Robert Taishoff ’86 and his wife, Laurie Bean Taishoff ’84, have been inspired to help educate society about the special skills, talents, and perceptions of young people, like their daughter Jacquelyn, with Down syndrome.

Their devotion to this cause is so strong, they committed $1 million from the Taishoff Family Foundation to establish the Lawrence B. Taishoff Center for Inclusive Higher Education and the Lawrence B. Taishoff Professorship in the School of Education. Both the center and professorship are named in memory of Robert’s father, Lawrence, who formed a special bond with Jacquelyn the moment she was born.

Wendy S. Harbour joined the School of Education as the inaugural Taishoff Professor and executive director of the Taishoff Center, which intends to become the nation’s largest repository of research, study, and practice in the field of inclusive higher education for students with intellectual and developmental disabilities.

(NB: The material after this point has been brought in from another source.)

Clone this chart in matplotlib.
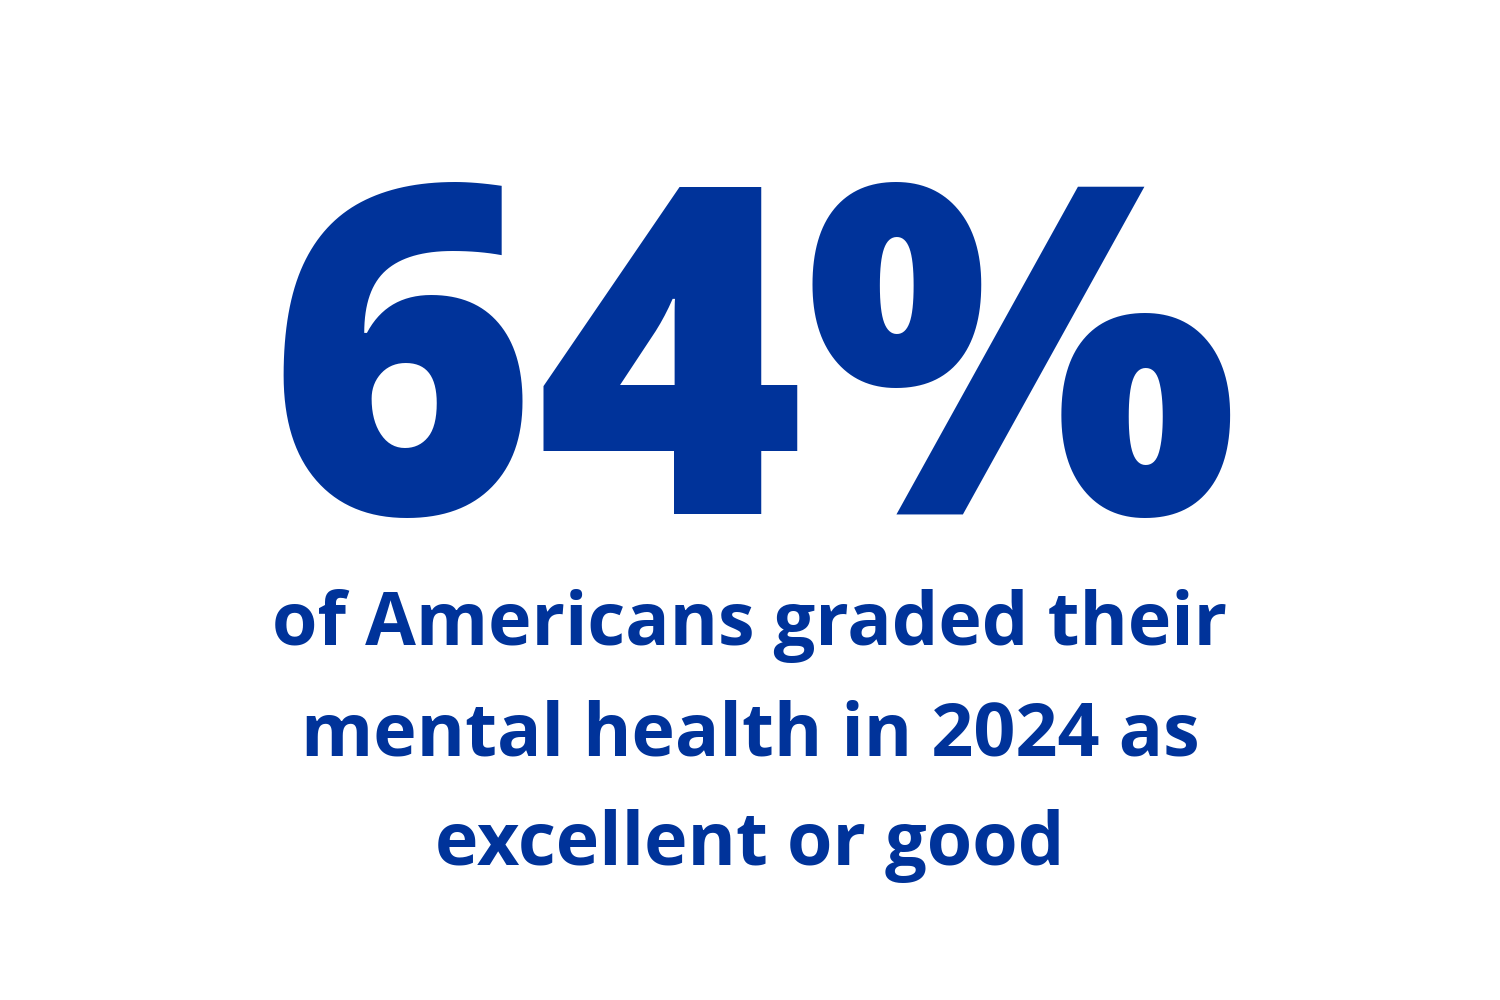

Under Harbour’s leadership, the center will demonstrate how student participation can be supported in all aspects of university life, from academic classes to social and recreational opportunities. It will promote public education and advocacy and host national conferences for administrators and others interested in developing inclusive higher education programs, positioning SU as the primary destination for future educators studying Down syndrome, Rhett syndrome, autism, cerebral palsy, and other conditions.

“Syracuse’s School of Education is well known in the field of disabilities studies and inclusive education,” says Harbour, who has personal experience in what it’s like to attend school as a student with impaired hearing. “It’s exciting to be part of a model inclusive higher education center in a place where there is so much history.”